### Document extraction

This notebook's purpose is to make an in-depth exploration on the best ways to extract information regarding OpenCV. During the first exploratory notebook, documents were extracted from OpenCV's documentation using a recursive URL loader. One of the main challenges of this RAG is to make information Python-specific, which might be difficult given that OpenCV is written in C++, with `opencv-python` being the library available as a wrapper with bindings for Python. Most of the solutions to overcome this challenge may come in the preprocessing and prompt engineering sections of this RAG, but an exploratory task is done during this extraction phase in order to include relevant metadata that may ignore C++-centric code and documentation. Taking this issue into account, in addition to the initial exploration made in the [ExploringOpenCV](/../Notebooks/ExploringOpenCV.ipynb) notebook, this notebook has the following goals:

1. Further explore the best way to extract information from OpenCV's documentation.
    1. Explore different values for the most relevant `RecursiveUrlLoader`'s parameters. Analyze document number vs extraction velocity.
    2. Explore the effectiveness of using multiple loaders instead of a single one, starting from more specific root URLs.
    3. For each new extraction idea, compare URL title with [OpenCV Documentation's index](https://docs.opencv.org/4.x/index.html), in order to identify relevance.
    4. Record and analyze failed or slow requests, to better refine parameters in `RecursiveUrlLoader`. 
2. Find new sources for information regarding OpenCV's features.
    1. Explore the best way to extract information from [OpenCV tutorials](https://docs.opencv.org/4.x/d9/df8/tutorial_root.html) (probably `RecursiveUrlLoader` is again the best approach). Explore different approaches.
    2. Extract information from [LearnOpenCV](https://learnopencv.com). Specially, from its three main guides: 
        - [Getting Started with OpenCV](https://learnopencv.com/getting-started-with-opencv/)
        - [Getting Started with PyTorch](https://learnopencv.com/getting-started-with-pytorch/)
        - [Getting Started with Keras & Tensorflow](https://learnopencv.com/getting-started-with-tensorflow-keras/)
    In this case, `RecursiveUrlLoader` might not be the best idea.

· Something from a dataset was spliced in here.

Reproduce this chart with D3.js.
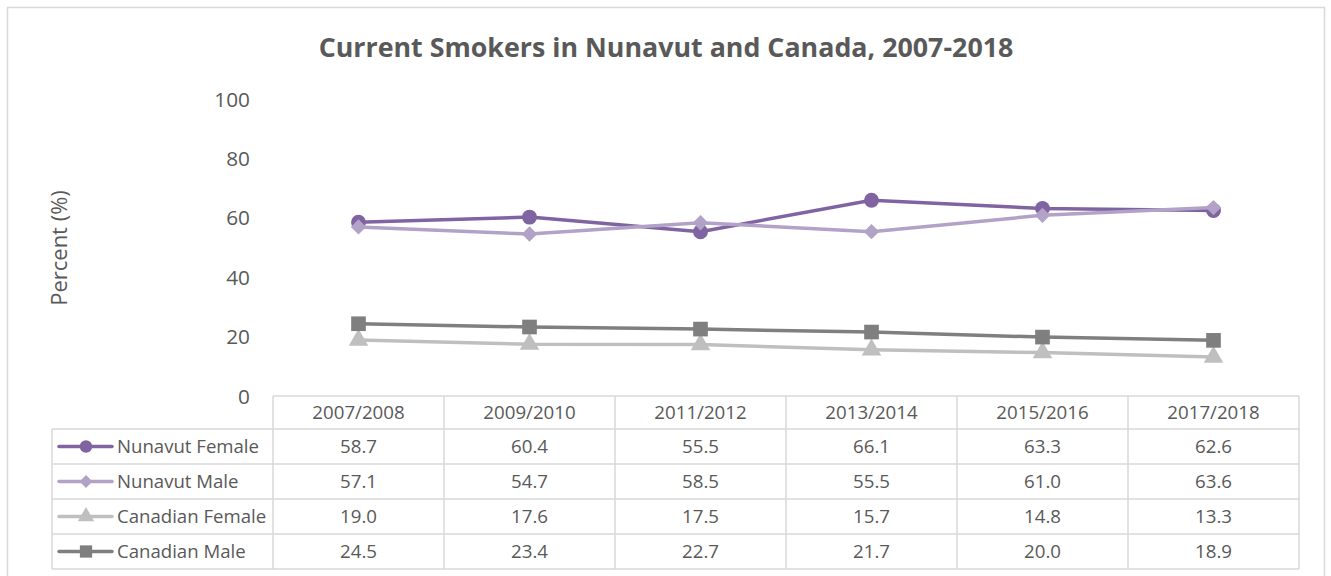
<!DOCTYPE html>
<html><head><meta charset="utf-8">
<script src="https://cdn.jsdelivr.net/npm/d3@7"></script>
<style>body{margin:0;background:#fff;} text{font-family:"Open Sans",sans-serif;}</style>
</head><body>
<svg id="c" width="1331" height="576"></svg>
<script>
const categories = ["2007/2008","2009/2010","2011/2012","2013/2014","2015/2016","2017/2018"];
const seriesNames = ["Nunavut Female","Nunavut Male","Canadian Female","Canadian Male"];
const nunavutFemale = [58.7,60.4,55.5,66.1,63.3,62.6];
const nunavutMale = [57.1,54.7,58.5,55.5,61.0,63.6];
const canadianFemale = [19.0,17.6,17.5,15.7,14.8,13.3];
const canadianMale = [24.5,23.4,22.7,21.7,20.0,18.9];
const yTicks = [0,20,40,60,80,100];
const colors = ["#8064A2","#B3A2C7","#BFBFBF","#7F7F7F"];
const symbols = [d3.symbolCircle, d3.symbolDiamond2 || d3.symbolDiamond, d3.symbolTriangle, d3.symbolSquare];
const symSizes = [175, 150, 165, 215];

const seriesData = [nunavutFemale, nunavutMale, canadianFemale, canadianMale];
const svg = d3.select("#c");
svg.append("rect").attr("x",7.5).attr("y",7.5).attr("width",1317).attr("height",580)
  .attr("fill","#fff").attr("stroke","#d9d9d9").attr("stroke-width",1.5);

svg.append("text").attr("x",666).attr("y",57).attr("text-anchor","middle")
  .attr("font-size",26.8).attr("font-weight","bold").attr("fill","#595959")
  .text("Current Smokers in Nunavut and Canada, 2007-2018");

const x = d3.scaleBand().domain(categories).range([273,1299]);
const y = d3.scaleLinear().domain([0,100]).range([396.5,99.5]);

const yAxis = d3.axisLeft(y).tickValues(yTicks).tickSize(0).tickPadding(0);
const ga = svg.append("g").attr("transform","translate(250,0)").call(yAxis);
ga.select(".domain").remove();
ga.selectAll("text").attr("font-size",20.8).attr("fill","#595959").attr("font-family","'Open Sans',sans-serif");

svg.append("text").attr("transform","translate(67,248) rotate(-90)").attr("text-anchor","middle")
  .attr("font-size",22).attr("fill","#595959").text("Percent (%)");

const line = d3.line().x((d,i)=>x(categories[i])+x.bandwidth()/2).y(d=>y(d));
seriesData.forEach((s,k)=>{
  svg.append("path").datum(s).attr("d",line).attr("fill","none")
    .attr("stroke",colors[k]).attr("stroke-width",3.5).attr("stroke-linejoin","round");
  svg.selectAll(null).data(s).enter().append("path")
    .attr("transform",(d,i)=>`translate(${x(categories[i])+x.bandwidth()/2},${y(d)})`)
    .attr("d",d3.symbol().type(symbols[k]).size(symSizes[k])).attr("fill",colors[k]);
});

const rowTop = [396,429,464,499,534,569];
const tableLeft = 52, tableRight = 1299;
const g = svg.append("g");
const bc = "#d9d9d9";
g.append("line").attr("x1",x(categories[0])).attr("x2",tableRight).attr("y1",rowTop[0]).attr("y2",rowTop[0]).attr("stroke",bc).attr("stroke-width",1.5);
for(let r=1;r<rowTop.length;r++){
  g.append("line").attr("x1",tableLeft).attr("x2",tableRight).attr("y1",rowTop[r]).attr("y2",rowTop[r]).attr("stroke",bc).attr("stroke-width",1.5);
}
g.append("line").attr("x1",tableLeft).attr("x2",tableLeft).attr("y1",rowTop[1]).attr("y2",rowTop[5]).attr("stroke",bc).attr("stroke-width",1.5);
const colEdges = categories.map(c=>x(c)).concat([tableRight]);
colEdges.forEach(cx=>{
  g.append("line").attr("x1",cx).attr("x2",cx).attr("y1",rowTop[0]).attr("y2",rowTop[5]).attr("stroke",bc).attr("stroke-width",1.5);
});
categories.forEach(c=>{
  g.append("text").attr("x",x(c)+x.bandwidth()/2).attr("y",(rowTop[0]+rowTop[1])/2+6.5)
    .attr("text-anchor","middle").attr("font-size",18.7).attr("fill","#595959").text(c);
});
seriesData.forEach((s,k)=>{
  const cy = (rowTop[k+1]+rowTop[k+2])/2;
  g.append("line").attr("x1",59).attr("x2",112).attr("y1",cy).attr("y2",cy).attr("stroke",colors[k]).attr("stroke-width",3.5).attr("stroke-linecap","round");
  g.append("path").attr("transform",`translate(86,${cy})`).attr("d",d3.symbol().type(symbols[k]).size(symSizes[k]*0.7)).attr("fill",colors[k]);
  g.append("text").attr("x",117).attr("y",cy+6.5).attr("font-size",18.6).attr("fill","#595959").text(seriesNames[k]);
  s.forEach((v,i)=>{
    g.append("text").attr("x",x(categories[i])+x.bandwidth()/2).attr("y",cy+6.5)
      .attr("text-anchor","middle").attr("font-size",18.7).attr("fill","#595959").text(v.toFixed(1));
  });
});
</script>
</body></html>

Instead, an initial approach will be to have a tutorial list for each guide, which is easily accessible.
    3. Explore the usefulness of including [FreeCodeCamp's OpenCV Course](https://www.youtube.com/watch?v=oXlwWbU8l2o) as part of the knowledge base. This would require a transcript of the video, which might be computationally expensive and there's risk of inaccuracies.
3. Create a relevance measurement for each created loader. This tool would compare each document's title and summary to a base document (to be defined) and flag possible irrelevant documents. This step is important for two main concerns regarding data extraction:
    - `RecursiveUrlLoader` may extract documents that are not relevant to a person looking for documentation, such as a contact page.
    - Some documents might be too C++-oriented, such as the use of CMake to install OpenCV. These should be discarded.
4. For each document in each loader, extract relevant metadata that might indicate that the content is not relevant for Python, so that it can be pre-processed in a later stage and converted to the Python equivalent if needed.
5. Measure performance indicators for each loader, such as extraction speed, completeness and failures, which will be the final judge regarding the loaders to include in the final version.